[GIVEN RECORDS]
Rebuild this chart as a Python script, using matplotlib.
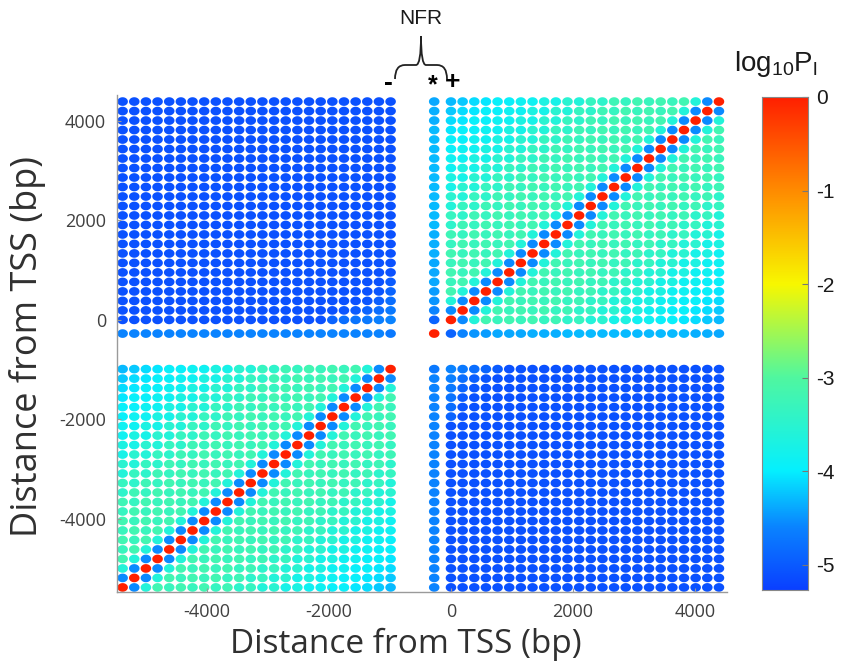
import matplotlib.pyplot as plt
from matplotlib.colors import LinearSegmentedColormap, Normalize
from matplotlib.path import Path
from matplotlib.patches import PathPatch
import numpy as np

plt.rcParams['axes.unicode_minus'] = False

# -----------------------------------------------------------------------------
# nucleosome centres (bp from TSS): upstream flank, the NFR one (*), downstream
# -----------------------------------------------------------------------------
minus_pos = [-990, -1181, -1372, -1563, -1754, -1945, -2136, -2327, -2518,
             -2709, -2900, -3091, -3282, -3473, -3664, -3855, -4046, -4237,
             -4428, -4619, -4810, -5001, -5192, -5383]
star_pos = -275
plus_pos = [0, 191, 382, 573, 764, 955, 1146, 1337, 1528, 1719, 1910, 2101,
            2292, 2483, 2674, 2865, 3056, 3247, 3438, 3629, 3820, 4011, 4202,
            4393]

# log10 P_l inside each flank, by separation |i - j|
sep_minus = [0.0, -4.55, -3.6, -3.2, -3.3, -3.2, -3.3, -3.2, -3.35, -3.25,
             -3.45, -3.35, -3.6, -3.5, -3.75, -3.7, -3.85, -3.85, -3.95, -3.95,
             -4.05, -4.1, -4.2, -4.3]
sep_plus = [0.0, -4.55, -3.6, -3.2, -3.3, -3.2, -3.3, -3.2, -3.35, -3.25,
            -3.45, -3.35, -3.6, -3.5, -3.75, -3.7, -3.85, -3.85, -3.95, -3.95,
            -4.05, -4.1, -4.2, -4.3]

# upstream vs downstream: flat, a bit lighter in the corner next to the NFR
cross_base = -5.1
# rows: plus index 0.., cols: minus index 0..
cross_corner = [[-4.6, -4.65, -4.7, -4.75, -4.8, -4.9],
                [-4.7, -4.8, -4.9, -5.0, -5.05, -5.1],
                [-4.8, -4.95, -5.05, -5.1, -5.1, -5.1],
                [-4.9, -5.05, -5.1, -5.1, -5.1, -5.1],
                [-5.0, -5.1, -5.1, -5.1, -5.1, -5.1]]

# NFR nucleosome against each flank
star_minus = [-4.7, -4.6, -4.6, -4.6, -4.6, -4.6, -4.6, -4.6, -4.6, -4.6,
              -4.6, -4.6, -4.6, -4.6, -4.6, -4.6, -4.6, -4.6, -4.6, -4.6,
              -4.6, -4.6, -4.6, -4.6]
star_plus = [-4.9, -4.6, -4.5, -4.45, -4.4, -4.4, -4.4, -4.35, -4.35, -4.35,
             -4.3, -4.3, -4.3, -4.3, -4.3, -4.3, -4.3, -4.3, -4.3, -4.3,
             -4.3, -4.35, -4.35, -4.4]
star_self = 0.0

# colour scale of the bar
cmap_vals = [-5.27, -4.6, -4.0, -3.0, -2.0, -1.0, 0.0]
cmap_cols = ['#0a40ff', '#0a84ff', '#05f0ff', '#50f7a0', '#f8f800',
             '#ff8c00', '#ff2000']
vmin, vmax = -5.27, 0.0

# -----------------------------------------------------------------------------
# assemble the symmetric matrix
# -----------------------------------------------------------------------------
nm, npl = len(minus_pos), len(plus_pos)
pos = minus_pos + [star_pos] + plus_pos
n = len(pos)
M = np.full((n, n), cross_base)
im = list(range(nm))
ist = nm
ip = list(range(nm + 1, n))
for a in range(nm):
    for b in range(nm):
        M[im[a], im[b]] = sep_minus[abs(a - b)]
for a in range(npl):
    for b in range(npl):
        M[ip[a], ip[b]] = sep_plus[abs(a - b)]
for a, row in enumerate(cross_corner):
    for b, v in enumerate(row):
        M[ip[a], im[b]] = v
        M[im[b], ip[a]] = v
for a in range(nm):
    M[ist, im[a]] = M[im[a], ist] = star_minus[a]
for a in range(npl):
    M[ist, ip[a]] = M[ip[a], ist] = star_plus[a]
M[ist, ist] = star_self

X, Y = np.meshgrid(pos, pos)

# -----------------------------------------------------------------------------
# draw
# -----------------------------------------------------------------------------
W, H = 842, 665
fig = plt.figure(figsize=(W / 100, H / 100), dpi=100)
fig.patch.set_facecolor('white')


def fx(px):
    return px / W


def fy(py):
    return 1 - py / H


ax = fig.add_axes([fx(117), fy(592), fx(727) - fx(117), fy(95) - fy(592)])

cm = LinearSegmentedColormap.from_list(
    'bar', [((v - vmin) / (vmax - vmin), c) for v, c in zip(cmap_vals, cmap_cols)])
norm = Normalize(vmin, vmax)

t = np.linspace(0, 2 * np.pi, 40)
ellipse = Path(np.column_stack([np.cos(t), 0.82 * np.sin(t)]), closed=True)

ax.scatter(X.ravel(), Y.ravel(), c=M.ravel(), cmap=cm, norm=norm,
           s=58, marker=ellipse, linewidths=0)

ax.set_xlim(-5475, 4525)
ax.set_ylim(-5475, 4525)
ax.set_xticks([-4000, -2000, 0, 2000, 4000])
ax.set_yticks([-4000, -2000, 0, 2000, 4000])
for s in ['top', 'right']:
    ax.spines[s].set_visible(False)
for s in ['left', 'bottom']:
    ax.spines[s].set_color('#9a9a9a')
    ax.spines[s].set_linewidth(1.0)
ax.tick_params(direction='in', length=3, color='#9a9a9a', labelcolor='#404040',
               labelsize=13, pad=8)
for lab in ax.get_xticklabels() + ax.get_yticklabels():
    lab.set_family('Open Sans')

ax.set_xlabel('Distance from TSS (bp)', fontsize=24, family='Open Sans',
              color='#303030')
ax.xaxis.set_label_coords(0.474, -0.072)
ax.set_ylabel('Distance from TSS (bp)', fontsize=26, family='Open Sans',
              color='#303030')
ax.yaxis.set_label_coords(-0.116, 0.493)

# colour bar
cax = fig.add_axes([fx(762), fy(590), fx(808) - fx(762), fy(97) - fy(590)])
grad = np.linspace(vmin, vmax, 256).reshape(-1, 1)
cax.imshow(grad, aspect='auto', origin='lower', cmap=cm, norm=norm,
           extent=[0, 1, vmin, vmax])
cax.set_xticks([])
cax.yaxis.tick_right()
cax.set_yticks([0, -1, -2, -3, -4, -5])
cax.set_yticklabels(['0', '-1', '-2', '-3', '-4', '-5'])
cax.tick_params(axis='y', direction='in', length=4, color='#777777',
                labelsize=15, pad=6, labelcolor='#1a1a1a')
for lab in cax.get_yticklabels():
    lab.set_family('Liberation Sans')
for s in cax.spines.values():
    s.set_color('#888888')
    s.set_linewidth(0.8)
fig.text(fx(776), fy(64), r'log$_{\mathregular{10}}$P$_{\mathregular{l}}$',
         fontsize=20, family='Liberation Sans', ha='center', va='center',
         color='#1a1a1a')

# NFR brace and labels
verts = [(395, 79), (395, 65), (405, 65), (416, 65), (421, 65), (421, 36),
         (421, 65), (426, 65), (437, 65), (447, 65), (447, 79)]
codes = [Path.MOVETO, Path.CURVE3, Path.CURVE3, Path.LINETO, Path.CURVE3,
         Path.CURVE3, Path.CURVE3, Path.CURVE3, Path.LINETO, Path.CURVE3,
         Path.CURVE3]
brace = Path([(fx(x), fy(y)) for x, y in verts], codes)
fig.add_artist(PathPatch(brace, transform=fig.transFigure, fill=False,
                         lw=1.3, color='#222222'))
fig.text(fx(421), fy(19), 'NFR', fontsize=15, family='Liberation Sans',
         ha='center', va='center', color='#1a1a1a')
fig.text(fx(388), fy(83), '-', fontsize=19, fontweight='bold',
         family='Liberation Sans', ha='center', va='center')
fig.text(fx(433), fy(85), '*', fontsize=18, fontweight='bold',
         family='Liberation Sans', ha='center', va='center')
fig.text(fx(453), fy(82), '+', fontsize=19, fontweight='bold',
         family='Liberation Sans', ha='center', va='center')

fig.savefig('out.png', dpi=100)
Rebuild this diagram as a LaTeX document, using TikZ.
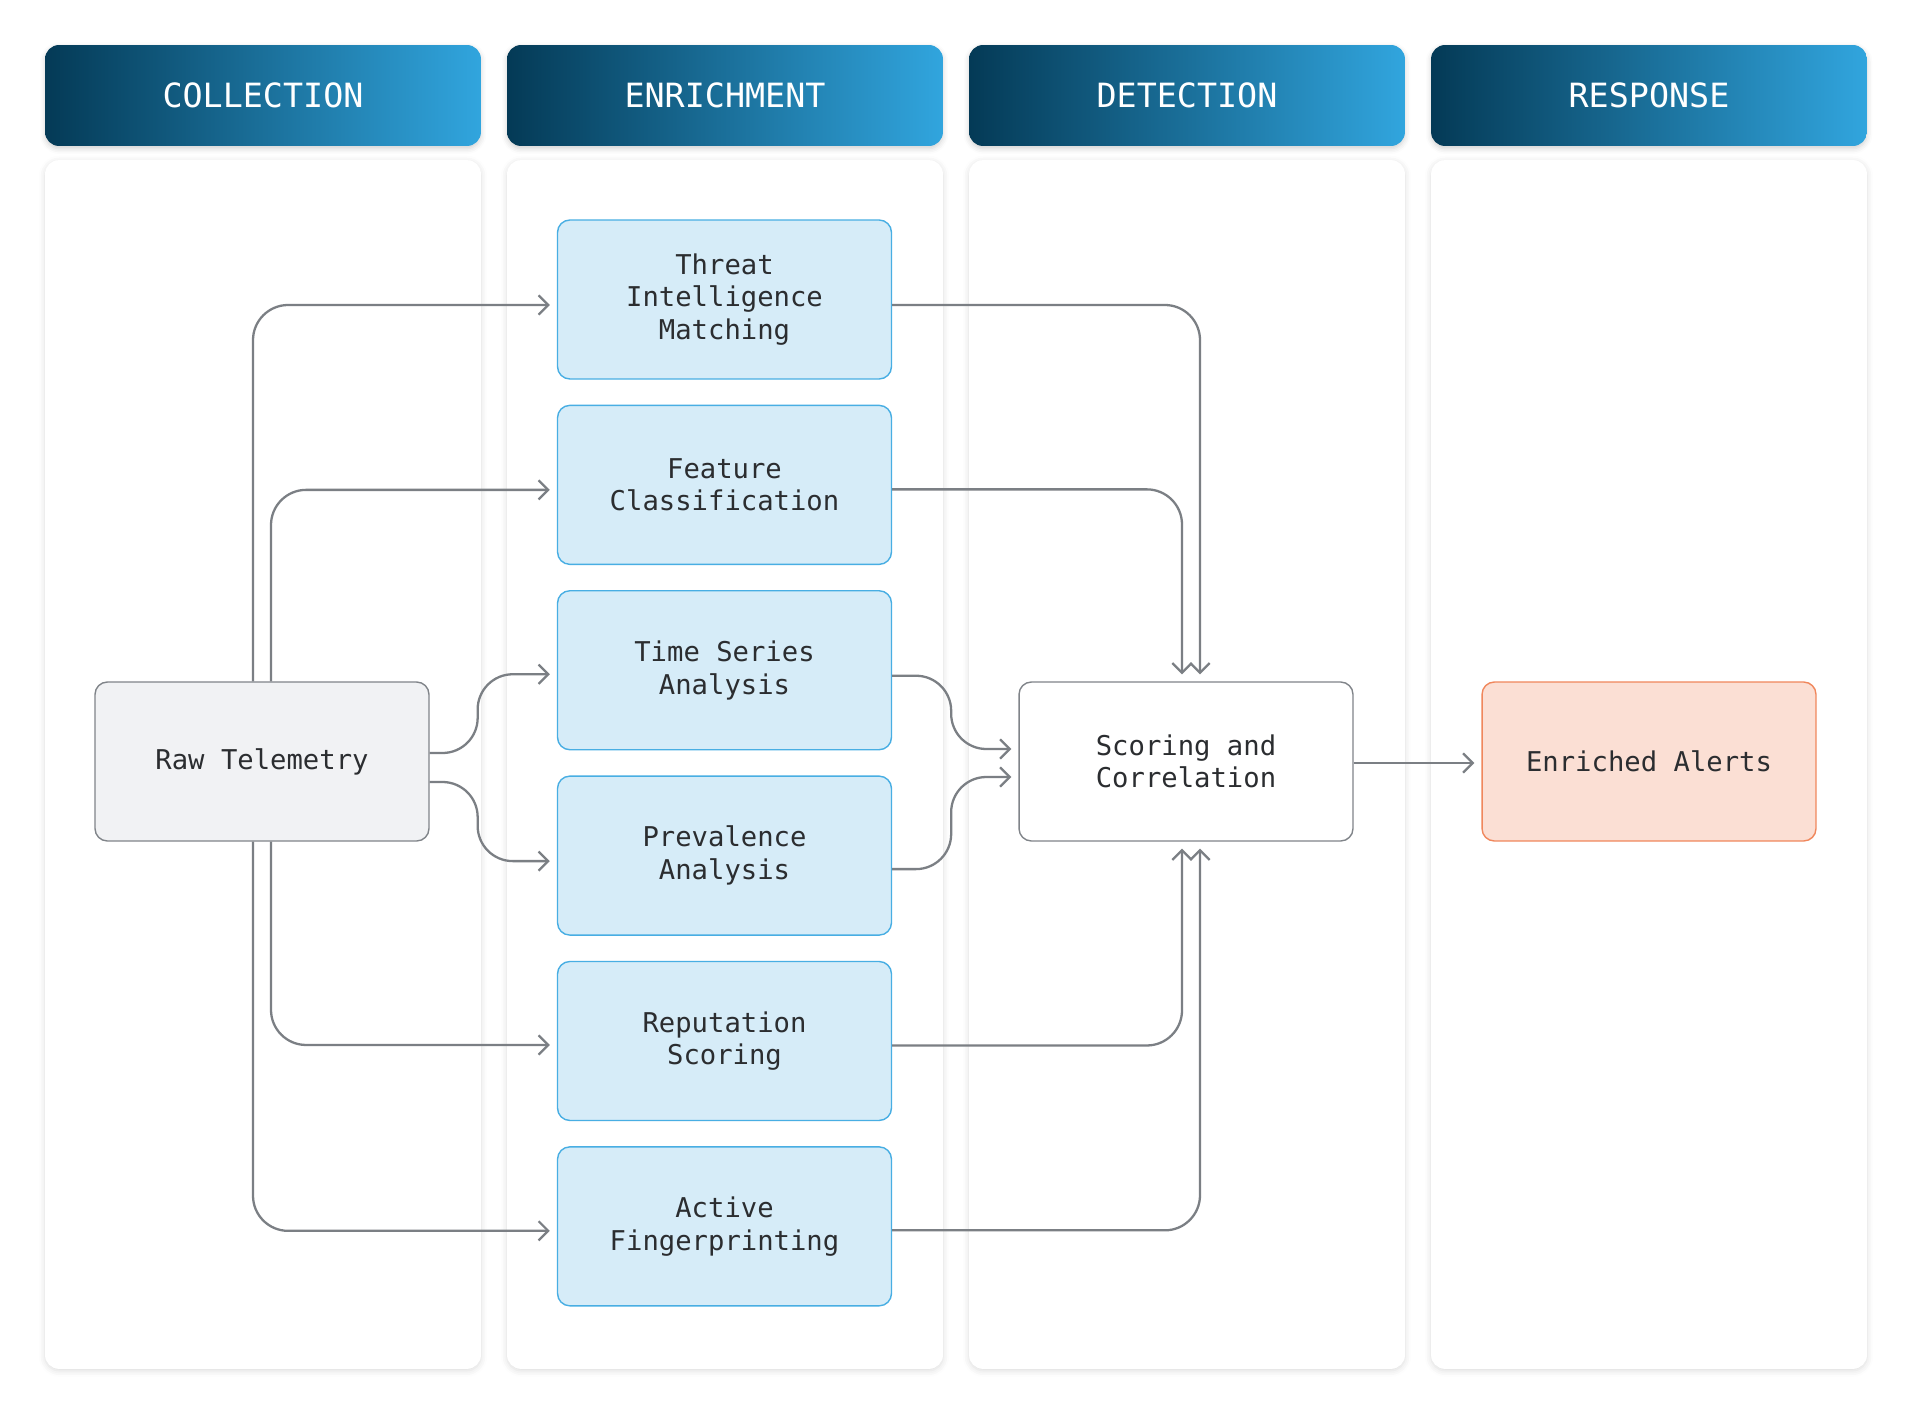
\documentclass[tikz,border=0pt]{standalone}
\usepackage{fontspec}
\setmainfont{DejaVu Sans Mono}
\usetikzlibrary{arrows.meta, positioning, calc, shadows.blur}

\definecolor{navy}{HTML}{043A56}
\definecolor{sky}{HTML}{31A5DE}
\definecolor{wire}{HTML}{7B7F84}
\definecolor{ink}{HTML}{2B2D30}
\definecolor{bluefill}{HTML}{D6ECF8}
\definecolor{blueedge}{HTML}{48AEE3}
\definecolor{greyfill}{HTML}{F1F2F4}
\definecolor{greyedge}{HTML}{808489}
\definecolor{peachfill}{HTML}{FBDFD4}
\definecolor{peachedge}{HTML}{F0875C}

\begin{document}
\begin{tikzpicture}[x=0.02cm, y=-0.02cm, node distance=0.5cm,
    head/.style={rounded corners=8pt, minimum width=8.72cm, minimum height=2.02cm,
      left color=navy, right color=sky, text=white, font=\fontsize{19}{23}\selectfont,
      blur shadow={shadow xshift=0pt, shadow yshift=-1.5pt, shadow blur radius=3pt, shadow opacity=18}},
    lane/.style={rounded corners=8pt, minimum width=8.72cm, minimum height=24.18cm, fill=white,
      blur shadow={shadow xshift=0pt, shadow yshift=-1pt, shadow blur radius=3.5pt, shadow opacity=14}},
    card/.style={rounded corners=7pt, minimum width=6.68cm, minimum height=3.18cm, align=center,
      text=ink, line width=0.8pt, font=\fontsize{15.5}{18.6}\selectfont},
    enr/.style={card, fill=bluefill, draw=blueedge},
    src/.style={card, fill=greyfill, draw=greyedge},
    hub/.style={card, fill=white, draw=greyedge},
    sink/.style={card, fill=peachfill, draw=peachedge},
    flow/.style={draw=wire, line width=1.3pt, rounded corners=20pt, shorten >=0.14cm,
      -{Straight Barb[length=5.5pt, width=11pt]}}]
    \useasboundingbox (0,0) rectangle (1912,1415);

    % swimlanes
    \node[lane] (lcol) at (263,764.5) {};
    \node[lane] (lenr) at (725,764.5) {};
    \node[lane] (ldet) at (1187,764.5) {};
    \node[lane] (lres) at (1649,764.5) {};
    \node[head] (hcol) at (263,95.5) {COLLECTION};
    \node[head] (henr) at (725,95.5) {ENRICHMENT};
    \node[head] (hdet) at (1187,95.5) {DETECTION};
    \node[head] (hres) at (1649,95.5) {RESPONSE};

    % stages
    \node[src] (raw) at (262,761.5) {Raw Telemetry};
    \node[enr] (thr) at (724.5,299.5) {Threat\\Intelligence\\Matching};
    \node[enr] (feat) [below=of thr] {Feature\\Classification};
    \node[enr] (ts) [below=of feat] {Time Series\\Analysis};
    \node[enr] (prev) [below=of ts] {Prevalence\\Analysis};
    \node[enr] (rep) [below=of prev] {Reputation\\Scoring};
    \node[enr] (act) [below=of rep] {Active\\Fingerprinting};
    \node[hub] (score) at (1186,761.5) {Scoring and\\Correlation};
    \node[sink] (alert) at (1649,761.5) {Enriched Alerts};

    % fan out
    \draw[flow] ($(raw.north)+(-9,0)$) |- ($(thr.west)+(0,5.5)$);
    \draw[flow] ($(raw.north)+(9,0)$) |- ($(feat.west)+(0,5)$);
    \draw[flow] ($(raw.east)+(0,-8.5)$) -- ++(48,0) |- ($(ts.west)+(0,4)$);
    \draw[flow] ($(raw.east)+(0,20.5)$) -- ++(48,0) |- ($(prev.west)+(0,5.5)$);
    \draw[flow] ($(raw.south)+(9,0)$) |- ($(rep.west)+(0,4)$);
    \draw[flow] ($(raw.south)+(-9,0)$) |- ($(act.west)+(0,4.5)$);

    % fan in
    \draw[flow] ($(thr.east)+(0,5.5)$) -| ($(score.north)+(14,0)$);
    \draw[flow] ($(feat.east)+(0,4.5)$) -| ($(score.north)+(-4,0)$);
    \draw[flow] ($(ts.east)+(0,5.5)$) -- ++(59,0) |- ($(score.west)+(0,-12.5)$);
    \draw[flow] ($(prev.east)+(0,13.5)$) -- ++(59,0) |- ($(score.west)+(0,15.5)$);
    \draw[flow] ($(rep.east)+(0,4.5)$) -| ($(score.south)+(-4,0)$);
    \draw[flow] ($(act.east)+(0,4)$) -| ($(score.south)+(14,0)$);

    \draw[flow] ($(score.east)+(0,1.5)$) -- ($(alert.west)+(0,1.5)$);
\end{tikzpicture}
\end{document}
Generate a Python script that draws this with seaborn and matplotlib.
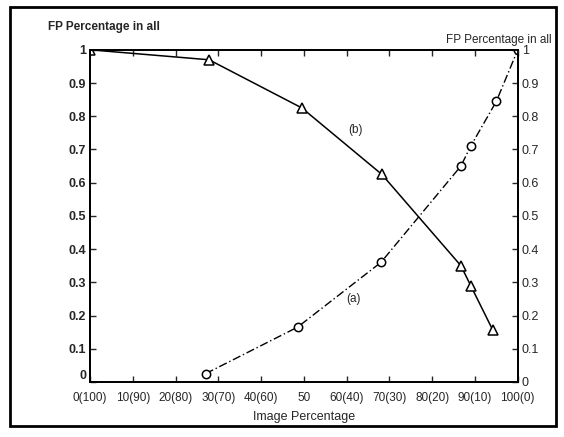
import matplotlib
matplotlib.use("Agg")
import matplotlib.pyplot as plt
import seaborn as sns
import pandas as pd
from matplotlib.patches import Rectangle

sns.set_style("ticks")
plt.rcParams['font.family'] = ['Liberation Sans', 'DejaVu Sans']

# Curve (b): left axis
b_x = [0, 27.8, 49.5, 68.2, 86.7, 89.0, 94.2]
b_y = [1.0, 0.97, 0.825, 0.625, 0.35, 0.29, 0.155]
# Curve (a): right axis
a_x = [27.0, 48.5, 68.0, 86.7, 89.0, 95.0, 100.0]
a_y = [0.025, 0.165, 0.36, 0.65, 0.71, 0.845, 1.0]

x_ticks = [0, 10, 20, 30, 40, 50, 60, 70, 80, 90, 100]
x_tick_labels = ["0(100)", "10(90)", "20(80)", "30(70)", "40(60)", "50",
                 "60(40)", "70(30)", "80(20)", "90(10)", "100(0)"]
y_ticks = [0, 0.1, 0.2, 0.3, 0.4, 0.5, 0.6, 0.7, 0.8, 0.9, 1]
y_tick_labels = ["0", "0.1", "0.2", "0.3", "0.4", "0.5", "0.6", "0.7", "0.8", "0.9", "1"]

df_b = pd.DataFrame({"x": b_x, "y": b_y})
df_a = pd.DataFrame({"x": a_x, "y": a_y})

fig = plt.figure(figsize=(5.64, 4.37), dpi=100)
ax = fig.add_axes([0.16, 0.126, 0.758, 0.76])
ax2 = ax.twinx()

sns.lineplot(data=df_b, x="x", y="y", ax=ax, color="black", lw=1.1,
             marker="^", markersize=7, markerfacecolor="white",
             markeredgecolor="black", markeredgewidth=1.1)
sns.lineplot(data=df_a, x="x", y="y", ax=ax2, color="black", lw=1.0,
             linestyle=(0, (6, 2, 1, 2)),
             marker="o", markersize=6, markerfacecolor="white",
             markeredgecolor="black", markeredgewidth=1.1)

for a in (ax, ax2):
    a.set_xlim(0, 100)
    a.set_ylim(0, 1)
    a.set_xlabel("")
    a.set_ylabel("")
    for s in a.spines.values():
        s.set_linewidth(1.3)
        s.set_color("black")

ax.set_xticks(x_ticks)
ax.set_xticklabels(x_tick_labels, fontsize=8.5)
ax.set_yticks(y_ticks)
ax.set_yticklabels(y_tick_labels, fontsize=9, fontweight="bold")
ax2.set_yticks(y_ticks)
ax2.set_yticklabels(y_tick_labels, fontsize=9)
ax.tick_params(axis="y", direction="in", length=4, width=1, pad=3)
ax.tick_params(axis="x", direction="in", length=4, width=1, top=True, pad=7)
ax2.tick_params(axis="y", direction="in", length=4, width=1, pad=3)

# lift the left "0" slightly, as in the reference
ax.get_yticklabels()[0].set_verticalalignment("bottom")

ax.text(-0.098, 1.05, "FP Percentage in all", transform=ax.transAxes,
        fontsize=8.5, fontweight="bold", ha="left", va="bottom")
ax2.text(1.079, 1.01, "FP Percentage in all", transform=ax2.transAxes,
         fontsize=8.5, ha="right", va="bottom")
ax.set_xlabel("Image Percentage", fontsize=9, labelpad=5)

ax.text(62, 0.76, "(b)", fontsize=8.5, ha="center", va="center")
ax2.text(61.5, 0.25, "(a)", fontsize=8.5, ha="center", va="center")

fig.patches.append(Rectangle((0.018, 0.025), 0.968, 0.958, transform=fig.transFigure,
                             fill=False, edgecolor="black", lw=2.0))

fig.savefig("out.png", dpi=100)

[EXERCISE DESCRIPTION]
Pictures should be left out. Retype only the run of lines from the line containing "Generate a Python" to the line containing "a_y = [0.025, 0.165, 0.36, 0.65, 0.71, 0.845, 1.0]", inclusive.

[RESPONSE TO THIS TASK]
Generate a Python script that draws this with seaborn and matplotlib.
import matplotlib
matplotlib.use("Agg")
import matplotlib.pyplot as plt
import seaborn as sns
import pandas as pd
from matplotlib.patches import Rectangle

sns.set_style("ticks")
plt.rcParams['font.family'] = ['Liberation Sans', 'DejaVu Sans']

# Curve (b): left axis
b_x = [0, 27.8, 49.5, 68.2, 86.7, 89.0, 94.2]
b_y = [1.0, 0.97, 0.825, 0.625, 0.35, 0.29, 0.155]
# Curve (a): right axis
a_x = [27.0, 48.5, 68.0, 86.7, 89.0, 95.0, 100.0]
a_y = [0.025, 0.165, 0.36, 0.65, 0.71, 0.845, 1.0]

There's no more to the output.